Schema Projects

Joan Waltemath


The dinwoodies, 2005 – 8; graphite drawings on mylar

September 20 - October 27



PRESS RELEASE

Schema Projects is pleased to present a selection of abstract graphite drawings on mylar by Joan Waltemath, her first show in NY in 12 years. “The dinwoodies” refer to ancient rock drawings, located in Wyoming where the drawings were executed over a 3 year period at the Jentel residency in Sheridan in 2005 and 2008. In this particular case, the rock art works are notable for their densely spaced linear elements and elegant, elongated proportions not unlike forms and formats that prefigure in her work (“Torso/Roots” drawings). These works appear at first glance, to be in line with Minimalism or the reductive works of Modernism; however, their true point of origin, their relationship to the body and Waltemath’s interest in the haptic*, belies this categorization.

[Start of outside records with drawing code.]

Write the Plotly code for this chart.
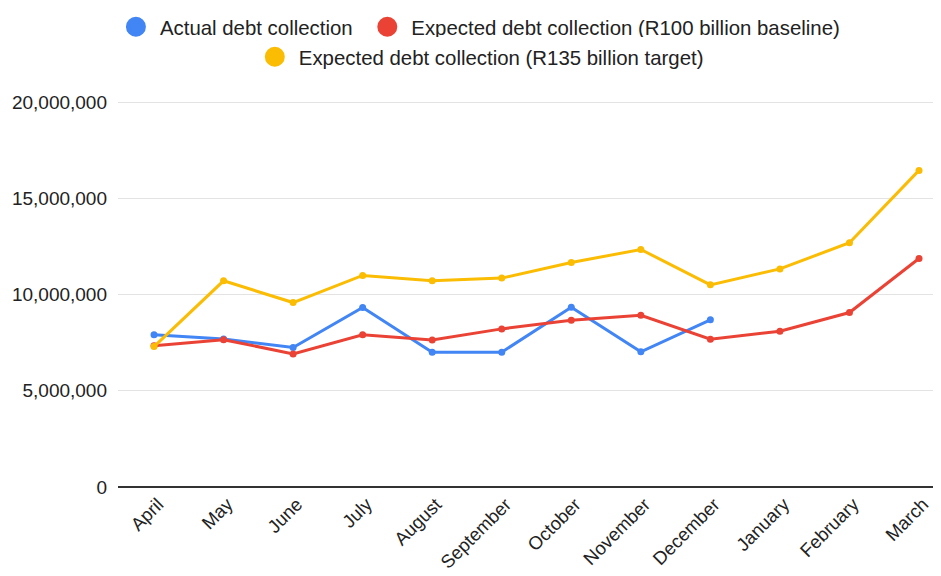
import plotly.graph_objects as go

months = ["April", "May", "June", "July", "August", "September", "October",
          "November", "December", "January", "February", "March"]
actual = [7.91e6, 7.70e6, 7.25e6, 9.33e6, 7.01e6, 7.01e6, 9.35e6, 7.03e6, 8.69e6]
baseline = [7.34e6, 7.66e6, 6.92e6, 7.91e6, 7.64e6, 8.22e6, 8.67e6, 8.93e6,
            7.68e6, 8.10e6, 9.07e6, 11.88e6]
target = [7.30e6, 10.72e6, 9.59e6, 11.0e6, 10.72e6, 10.86e6, 11.67e6, 12.35e6,
          10.51e6, 11.34e6, 12.70e6, 16.46e6]

names = ["Actual debt collection",
         "Expected debt collection (R100 billion baseline)",
         "Expected debt collection (R135 billion target)"]
colors = ["#4285F4", "#EA4335", "#FBBC04"]
series = [actual, baseline, target]
legend_ids = ["legend", "legend", "legend2"]
legend_pad = ["\u00a0", "", ""]

fig = go.Figure()
for name, col, vals in zip(names, colors, series):
    fig.add_trace(go.Scatter(
        x=months[:len(vals)], y=vals, mode="lines+markers", name=name,
        line=dict(color=col, width=3), marker=dict(color=col, size=7),
        showlegend=False, hoverinfo="x+y"))
for name, col, lg, pad in zip(names, colors, legend_ids, legend_pad):
    fig.add_trace(go.Scatter(
        x=[None], y=[None], mode="markers", name=name + pad, legend=lg,
        marker=dict(color=col, size=16, line=dict(color=col, width=4)),
        showlegend=True))

W, H = 933, 568
font_family = "Liberation Sans, Arial, sans-serif"
leg_common = dict(orientation="h", xref="container", xanchor="center",
                  yref="container", yanchor="middle", itemwidth=38,
                  font=dict(size=20.4, color="#222222"),
                  itemsizing="trace", traceorder="normal")
fig.update_layout(
    width=W, height=H,
    margin=dict(l=110, r=3, t=72, b=89, autoexpand=False),
    paper_bgcolor="white", plot_bgcolor="white",
    font=dict(family=font_family, size=18, color="#222222"),
    legend=dict(x=0.5042, y=1 - 19 / H, **leg_common),
    legend2=dict(x=0.5057, y=1 - 49 / H, **leg_common),
    xaxis=dict(type="category", categoryorder="array", categoryarray=months,
               range=[-0.518, 11.273], tickangle=-45, showgrid=False,
               showline=False, ticks="", automargin=False,
               ticklabelshift=4, ticklabelstandoff=2,
               tickfont=dict(size=18.5, color="#222222")),
    yaxis=dict(range=[0, 21.16e6], tickvals=[0, 5e6, 10e6, 15e6, 20e6],
               tickformat=",d", showgrid=True, gridcolor="#E3E3E3", gridwidth=1,
               zeroline=True, zerolinecolor="#333333", zerolinewidth=1.5,
               ticks="", ticklabelstandoff=10, automargin=False,
               tickfont=dict(size=19, color="#222222")),
)
fig.write_html("out.html")
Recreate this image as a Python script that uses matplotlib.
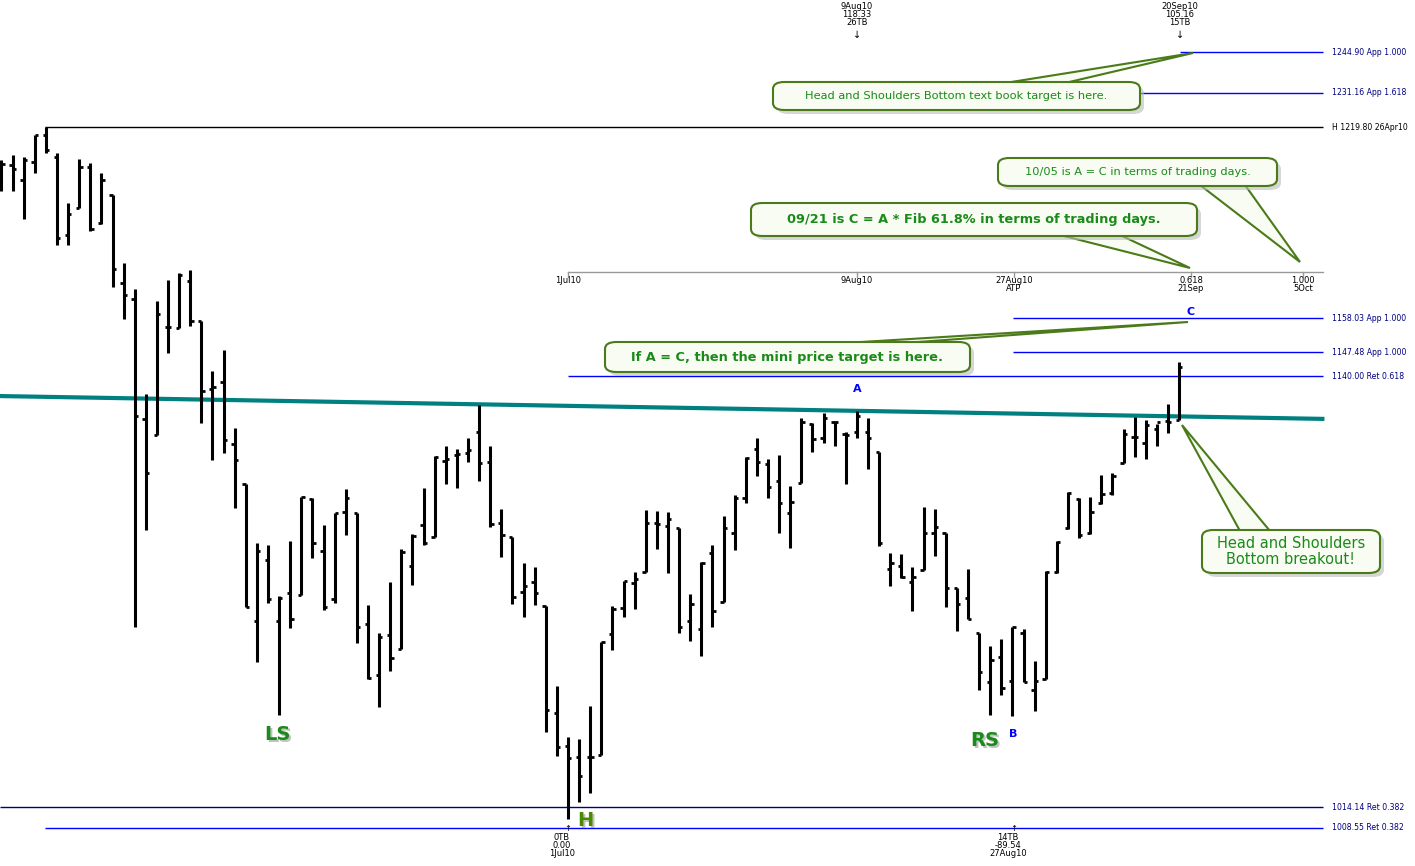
import numpy as np
import matplotlib
matplotlib.use("Agg")
import matplotlib.pyplot as plt
from matplotlib.patches import FancyBboxPatch, Polygon

opens = [1207.0,1207.3,1202.4,1208.3,1217.2,1209.9,1184.6,1193.3,1206.6,1188.5,
 1197.5,1169.3,1164.2,1126.9,1122.1,1155.4,1155.1,1170.0,1157.3,1136.1,
 1138.3,1119.3,1107.2,1066.7,1084.4,1066.7,1075.0,1074.4,1102.7,1087.3,
 1073.2,1098.8,1098.5,1065.9,1051.1,1062.8,1058.7,1082.9,1095.0,1091.4,
 1114.2,1116.0,1116.6,1123.0,1113.9,1095.6,1091.4,1075.3,1078.0,1071.1,
 1040.5,1031.2,1028.1,1028.1,1028.7,1063.0,1070.6,1077.7,1080.9,1095.6,
 1094.7,1094.1,1066.7,1064.5,1086.7,1072.3,1092.6,1103.0,1117.8,1113.3,
 1108.1,1098.5,1107.5,1125.4,1121.2,1126.0,1122.4,1123.0,1123.0,1116.9,
 1082.0,1082.9,1078.0,1081.5,1092.6,1092.6,1076.2,1073.5,1063.3,1049.1,
 1056.4,1049.4,1063.3,1047.0,1050.0,1080.9,1094.1,1102.7,1092.6,1101.5,
 1104.5,1113.6,1121.5,1119.6,1123.9,1126.3,1126.6]
highs = [1208.9,1210.6,1209.9,1217.2,1219.8,1211.2,1194.9,1209.3,1207.9,1204.7,
 1197.5,1175.7,1167.4,1134.6,1163.6,1170.3,1172.5,1173.4,1157.3,1141.7,
 1148.2,1124.2,1107.2,1089.7,1089.1,1074.1,1090.3,1103.3,1103.0,1095.0,
 1098.5,1105.7,1098.5,1071.4,1063.3,1078.0,1087.9,1092.3,1106.0,1115.7,
 1118.7,1117.8,1121.2,1131.2,1118.7,1099.7,1091.4,1083.8,1082.6,1071.1,
 1048.2,1033.8,1033.0,1042.5,1060.7,1071.1,1078.3,1080.9,1099.4,1099.1,
 1098.8,1094.1,1074.7,1084.1,1089.1,1097.6,1103.9,1115.4,1121.2,1114.8,
 1116.0,1106.6,1127.2,1125.7,1128.7,1126.3,1123.0,1129.3,1127.2,1116.9,
 1086.7,1086.4,1082.6,1100.3,1099.7,1092.6,1076.2,1082.0,1063.3,1059.6,
 1061.6,1065.1,1064.5,1055.2,1081.2,1090.3,1104.8,1103.0,1103.3,1109.9,
 1110.6,1123.9,1127.5,1126.6,1125.4,1131.5,1144.5]
lows = [1198.8,1198.8,1189.8,1204.7,1211.2,1181.4,1181.4,1193.3,1185.9,1188.2,
 1168.0,1157.9,1065.1,1093.5,1122.1,1147.3,1155.1,1155.7,1125.7,1114.5,
 1116.6,1100.0,1070.9,1055.0,1072.0,1040.0,1064.8,1074.4,1085.0,1070.0,
 1072.0,1092.0,1060.4,1050.0,1042.2,1052.3,1058.7,1077.1,1089.1,1091.4,
 1107.2,1106.0,1113.9,1108.1,1094.4,1085.5,1071.7,1067.9,1071.4,1035.2,
 1028.4,1011.0,1015.6,1018.1,1028.7,1058.4,1067.9,1070.3,1080.9,1087.9,
 1080.6,1063.3,1061.0,1056.7,1065.1,1072.3,1087.6,1101.5,1109.6,1103.0,
 1092.6,1088.2,1107.5,1116.9,1119.6,1118.7,1107.2,1121.2,1111.8,1088.8,
 1076.8,1079.2,1069.7,1081.5,1085.8,1070.9,1063.9,1067.3,1046.8,1040.0,
 1045.6,1039.7,1049.1,1041.1,1050.0,1080.6,1093.8,1091.1,1092.3,1101.2,
 1103.9,1113.6,1115.4,1114.8,1118.7,1122.7,1126.6]
closes = [1207.6,1206.0,1208.9,1217.2,1212.2,1183.7,1191.4,1206.6,1186.5,1202.4,
 1173.8,1165.5,1127.8,1110.6,1159.5,1155.4,1171.8,1157.3,1135.5,1136.7,
 1120.5,1114.5,1070.9,1087.3,1073.2,1073.5,1067.3,1103.3,1089.7,1070.9,
 1098.5,1103.0,1065.1,1050.5,1062.2,1056.0,1087.0,1091.7,1089.7,1115.4,
 1114.8,1116.3,1117.5,1113.6,1095.3,1092.0,1073.8,1076.8,1075.0,1041.4,
 1030.9,1027.9,1022.7,1028.1,1060.7,1070.3,1078.3,1078.9,1095.6,1095.3,
 1096.8,1065.1,1071.7,1083.8,1069.7,1094.1,1103.0,1115.1,1113.9,1106.3,
 1101.5,1101.8,1126.0,1120.8,1127.2,1126.0,1122.1,1127.8,1121.2,1089.7,
 1083.8,1079.5,1079.5,1092.6,1094.4,1076.2,1071.7,1067.3,1052.0,1055.4,
 1047.6,1065.1,1049.1,1049.4,1080.9,1090.0,1104.5,1092.0,1098.8,1104.2,
 1109.6,1122.4,1121.5,1125.1,1126.0,1126.0,1143.0]

neck_idx = [-0.13, 118.9]
neck_val = [1133.9, 1126.9]

W, H = 1415, 866
fig = plt.figure(figsize=(W/100, H/100), dpi=100)
ax = fig.add_axes([0, 0, 1, 1])
ax.set_yscale('log')
ax.set_ylim(998.1, 1262.6)
X0, DX = 1.4, 11.11
ax.set_xlim(-X0/DX, (W - X0)/DX)
ax.axis('off')

def ix(px):
    return (px - X0) / DX

def fy(py):
    return 1 - py / H

idx = np.arange(len(opens))
ax.vlines(idx, lows, highs, color='black', lw=2.2, zorder=3)
ax.hlines(opens, idx - 0.3, idx, color='black', lw=2, zorder=3)
ax.hlines(closes, idx, idx + 0.3, color='black', lw=2, zorder=3)

ax.plot(neck_idx, neck_val, color='#008080', lw=3, zorder=2)

levels = [(1244.90, 1180, '#0000ff', '1244.90 App 1.000'),
          (1231.16, 1140, '#0000ff', '1231.16 App 1.618'),
          (1219.80, 45, 'black', 'H 1219.80 26Apr10'),
          (1158.03, 1013, '#0000ff', '1158.03 App 1.000'),
          (1147.48, 1013, '#0000ff', '1147.48 App 1.000'),
          (1140.00, 568, '#0000ff', '1140.00 Ret 0.618'),
          (1014.14, 0, '#000080', '1014.14 Ret 0.382'),
          (1008.55, 45, '#0000ff', '1008.55 Ret 0.382')]
for val, x0, col, lab in levels:
    ax.hlines(val, ix(x0), ix(1323), color=col, lw=1, zorder=1)
    tc = 'black' if col == 'black' else '#000080'
    ax.text(ix(1332), val, lab, fontsize=5.6, color=tc, va='center', ha='left',
            family='Liberation Sans Narrow' if False else 'DejaVu Sans')

yt = fy(272)
fig.add_artist(plt.Line2D([568/W, 1323/W], [yt, yt], color='#999999', lw=1))
for px, lab in [(568, '1Jul10'), (857, '9Aug10'), (1014, '27Aug10\nATP'),
                (1191, '0.618\n21Sep'), (1303, '1.000\n5Oct')]:
    fig.add_artist(plt.Line2D([px/W, px/W], [yt, fy(277)], color='#999999', lw=1))
    fig.text(px/W, fy(276), lab, fontsize=6, ha='center', va='top', linespacing=0.85)

for px, lab in [(857, '9Aug10\n118.33\n26TB'), (1180, '20Sep10\n105.16\n15TB')]:
    fig.text(px/W, fy(2), lab, fontsize=6, ha='center', va='top', linespacing=0.85)
    fig.text(px/W, fy(30), '↓', fontsize=7, ha='center', va='top')
for px, lab in [(562, '0TB\n0.00\n1Jul10'), (1008, '14TB\n-89.54\n27Aug10')]:
    fig.text(px/W, fy(833), lab, fontsize=6, ha='center', va='top', linespacing=0.85)
    fig.text((px+6)/W, fy(833), '↑', fontsize=6, ha='center', va='bottom')

green = '#1a8a1a'
for px, py, lab, c in [(277, 734, 'LS', green), (585, 820, 'H', '#4a8a00'), (985, 741, 'RS', green)]:
    fig.text((px+2)/W, fy(py+2), lab, fontsize=14, fontweight='bold', color='#999999',
             ha='center', va='center', alpha=0.6)
    fig.text(px/W, fy(py), lab, fontsize=14, fontweight='bold', color=c,
             ha='center', va='center')
for px, py, lab in [(1013, 734, 'B'), (857, 389, 'A'), (1191, 312, 'C')]:
    fig.text(px/W, fy(py), lab, fontsize=8, fontweight='bold', color='#0000ff',
             ha='center', va='center')

edge = '#4a7a1a'
fill = '#f8fcf2'
def callout(x0, y0, x1, y1, text, base, tip, size=8.5, bold=False):
    bx = [(base[0][0]) / W, (base[1][0]) / W, tip[0] / W]
    by = [fy(base[0][1]), fy(base[1][1]), fy(tip[1])]
    fig.add_artist(Polygon(list(zip(bx, by)), closed=True, facecolor=fill,
                           edgecolor=edge, lw=1.5, zorder=5))
    sh = FancyBboxPatch(((x0+4)/W, fy(y1+4)), (x1-x0)/W, (y1-y0)/H,
                        boxstyle='round,pad=0,rounding_size=0.008',
                        facecolor='#bbbbbb', edgecolor='none', alpha=0.6, zorder=5)
    fig.add_artist(sh)
    bb = FancyBboxPatch((x0/W, fy(y1)), (x1-x0)/W, (y1-y0)/H,
                        boxstyle='round,pad=0,rounding_size=0.008',
                        facecolor=fill, edgecolor=edge, lw=1.5, zorder=6)
    fig.add_artist(bb)
    fig.text((x0+x1)/2/W, fy((y0+y1)/2), text, fontsize=size, color=green,
             fontweight='bold' if bold else 'normal', ha='center', va='center',
             zorder=7, linespacing=1.0)

callout(773, 82, 1140, 110, 'Head and Shoulders Bottom text book target is here.',
        [(1005, 83), (1065, 83)], (1193, 53), size=8.2)
callout(998, 158, 1277, 186, '10/05 is A = C in terms of trading days.',
        [(1200, 185), (1245, 185)], (1300, 262), size=8.2)
callout(751, 203, 1197, 236, '09/21 is C = A * Fib 61.8% in terms of trading days.',
        [(1060, 235), (1120, 235)], (1190, 268), size=9.3, bold=True)
callout(605, 342, 970, 372, 'If A = C, then the mini price target is here.',
        [(845, 343), (905, 343)], (1188, 322), size=9.3, bold=True)
callout(1202, 530, 1380, 573, 'Head and Shoulders\nBottom breakout!',
        [(1240, 531), (1270, 531)], (1182, 425), size=10.5)

fig.savefig('out.png', dpi=100, facecolor='white')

In speaking about how her work is made, Waltemath says:

“What we can reach through the apprehension of the softness or the hardness, the pristine-ness or the carefulness is also what sends us somewhere else, through our memories, on that journey that art can take us on. By entering into the haptic world, possibilities open up that just don’t occur with the images we perceive solely though our eyes.” ( from an interview with Mary Jones, BOMBLOG)

“The dinwoodies” are taut and sensual works made with colored pencil and graphite. Graphite, a primary media of Waltemath, is laid down like an impasto, on vertical mylar sheets. An underlying linear grid of squares, bands and rectangles, generated in a CAD drawing program, and governed by harmonic proportions, serves as scaffold for a mapping of slots and shapes that are filled, opened or layered with the material. This creates a highly reflective surface, filled with variety. In our one on one experience with the work, the eye bounces off the slick metallic surface but re-enters to grasp the image and content. The proportions hold us in tension and create a sense of heightened awareness. Through the act of looking, the viewer experiences the enfolding of surface and structure to discover meaning. The way of these masterful works, is human and present.

BIO: Joan Waltemath grew up on the Great Plains. Her abstract paintings reflect the rich cultural roots of the region with its vast open spaces. Using harmonic progressions she works in both traditional and non-traditional media, reflective pigments in oils as well as a range of wet and dry materials in drawing. Shown in New York, Chicago, Portland, Los Angeles, London, Basel, and Cologne, her work is in the collections of the Museum of Modern Art, the National Gallery of Art and the Harvard University Art Museum among others. She has written extensively on art and served as editor-atlarge of the Brooklyn Rail since 2001. She taught at the IS Chanin School of Architecture of the Cooper Union from 1997 to 2010 and Princeton University since 2000. In 2011, she was appointed the Director of MICA’s Hoffberger School of Painting. She was named a Creative Capital grantee in 2012.

•haptic, from the Greek ἅπτικός (haptikos), means pertaining to the sense of touch and comes from the Greek verb ἅπτεσθαι haptesthai, meaning to contact or to touch.